### REQUIREMENT
Copy out every line exactly, passing over the pictures.

### DATASET CONTENT
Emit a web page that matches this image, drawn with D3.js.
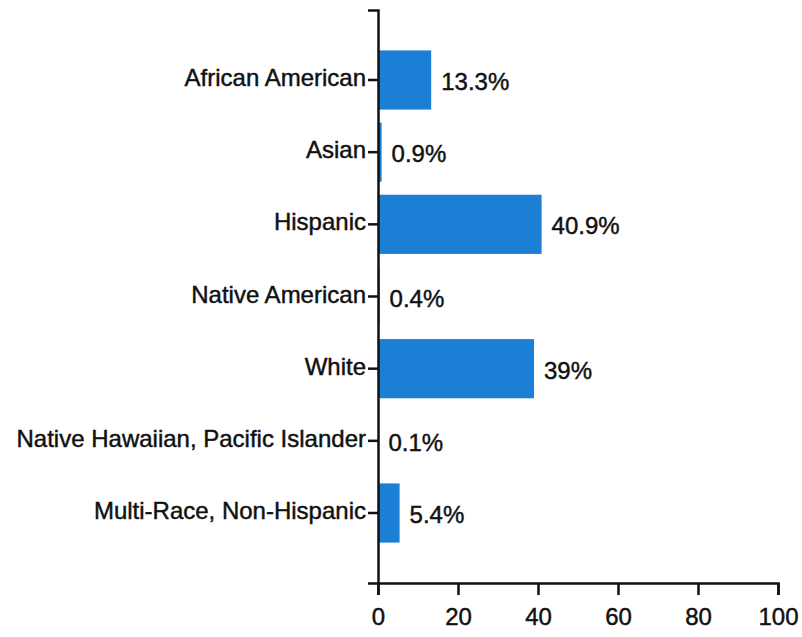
<!DOCTYPE html>
<html>
<head>
<meta charset="utf-8">
<script src="https://cdn.jsdelivr.net/npm/d3@7"></script>
<style>
  html, body { margin: 0; padding: 0; background: #fff; }
  svg { display: block; }
  .lbl { font-family: "Liberation Sans", Arial, sans-serif; font-size: 24px; fill: #111; stroke: #111; stroke-width: 0.45px; }
</style>
</head>
<body>
<svg id="chart" width="802" height="637"></svg>
<script>
const categories = ["African American", "Asian", "Hispanic", "Native American", "White", "Native Hawaiian, Pacific Islander", "Multi-Race, Non-Hispanic"];
const values = [13.3, 0.9, 40.9, 0.4, 39, 0.1, 5.4];
const valueLabels = ["13.3%", "0.9%", "40.9%", "0.4%", "39%", "0.1%", "5.4%"];
const xTicks = [0, 20, 40, 60, 80, 100];

const svg = d3.select("#chart");
const mLeft = 378, mRight = 778, mTop = 10, mBottom = 583;

const x = d3.scaleLinear().domain([0, 100]).range([mLeft, mRight]);
const y = d3.scaleBand().domain(categories).range([mTop, mBottom]).paddingInner(0.18).paddingOuter(0.56);

const barColor = "#1b7fd5";

svg.append("g").selectAll("rect").data(categories).join("rect")
  .attr("x", x(0))
  .attr("y", d => y(d))
  .attr("width", (d, i) => x(values[i]) - x(0))
  .attr("height", y.bandwidth())
  .attr("fill", barColor);

svg.append("g").selectAll("text").data(categories).join("text")
  .attr("class", "lbl")
  .attr("x", (d, i) => x(values[i]) + 10)
  .attr("y", d => y(d) + y.bandwidth() / 2)
  .attr("dy", "0.42em")
  .text((d, i) => valueLabels[i]);

const yAxis = svg.append("g")
  .attr("transform", `translate(${mLeft},0)`)
  .call(d3.axisLeft(y).tickSize(10).tickSizeOuter(10).tickPadding(2));
yAxis.attr("font-size", null).attr("font-family", null);
yAxis.selectAll("text").attr("class", "lbl").attr("fill", null).attr("dy", "0.25em");

const xAxis = svg.append("g")
  .attr("transform", `translate(0,${mBottom})`)
  .call(d3.axisBottom(x).tickValues(xTicks).tickSize(12).tickSizeOuter(12).tickPadding(13));
xAxis.attr("font-size", null).attr("font-family", null);
xAxis.selectAll("text").attr("class", "lbl").attr("fill", null);

svg.selectAll(".domain, .tick line").attr("stroke", "#111").attr("stroke-width", 2.5);
</script>
</body>
</html>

### CORRECT ANSWER
Emit a web page that matches this image, drawn with D3.js.
<!DOCTYPE html>
<html>
<head>
<meta charset="utf-8">
<script src="https://cdn.jsdelivr.net/npm/d3@7"></script>
<style>
  html, body { margin: 0; padding: 0; background: #fff; }
  svg { display: block; }
  .lbl { font-family: "Liberation Sans", Arial, sans-serif; font-size: 24px; fill: #111; stroke: #111; stroke-width: 0.45px; }
</style>
</head>
<body>
<svg id="chart" width="802" height="637"></svg>
<script>
const categories = ["African American", "Asian", "Hispanic", "Native American", "White", "Native Hawaiian, Pacific Islander", "Multi-Race, Non-Hispanic"];
const values = [13.3, 0.9, 40.9, 0.4, 39, 0.1, 5.4];
const valueLabels = ["13.3%", "0.9%", "40.9%", "0.4%", "39%", "0.1%", "5.4%"];
const xTicks = [0, 20, 40, 60, 80, 100];

const svg = d3.select("#chart");
const mLeft = 378, mRight = 778, mTop = 10, mBottom = 583;

const x = d3.scaleLinear().domain([0, 100]).range([mLeft, mRight]);
const y = d3.scaleBand().domain(categories).range([mTop, mBottom]).paddingInner(0.18).paddingOuter(0.56);

const barColor = "#1b7fd5";

svg.append("g").selectAll("rect").data(categories).join("rect")
  .attr("x", x(0))
  .attr("y", d => y(d))
  .attr("width", (d, i) => x(values[i]) - x(0))
  .attr("height", y.bandwidth())
  .attr("fill", barColor);

svg.append("g").selectAll("text").data(categories).join("text")
  .attr("class", "lbl")
  .attr("x", (d, i) => x(values[i]) + 10)
  .attr("y", d => y(d) + y.bandwidth() / 2)
  .attr("dy", "0.42em")
  .text((d, i) => valueLabels[i]);

const yAxis = svg.append("g")
  .attr("transform", `translate(${mLeft},0)`)
  .call(d3.axisLeft(y).tickSize(10).tickSizeOuter(10).tickPadding(2));
yAxis.attr("font-size", null).attr("font-family", null);
yAxis.selectAll("text").attr("class", "lbl").attr("fill", null).attr("dy", "0.25em");

const xAxis = svg.append("g")
  .attr("transform", `translate(0,${mBottom})`)
  .call(d3.axisBottom(x).tickValues(xTicks).tickSize(12).tickSizeOuter(12).tickPadding(13));
xAxis.attr("font-size", null).attr("font-family", null);
xAxis.selectAll("text").attr("class", "lbl").attr("fill", null);

svg.selectAll(".domain, .tick line").attr("stroke", "#111").attr("stroke-width", 2.5);
</script>
</body>
</html>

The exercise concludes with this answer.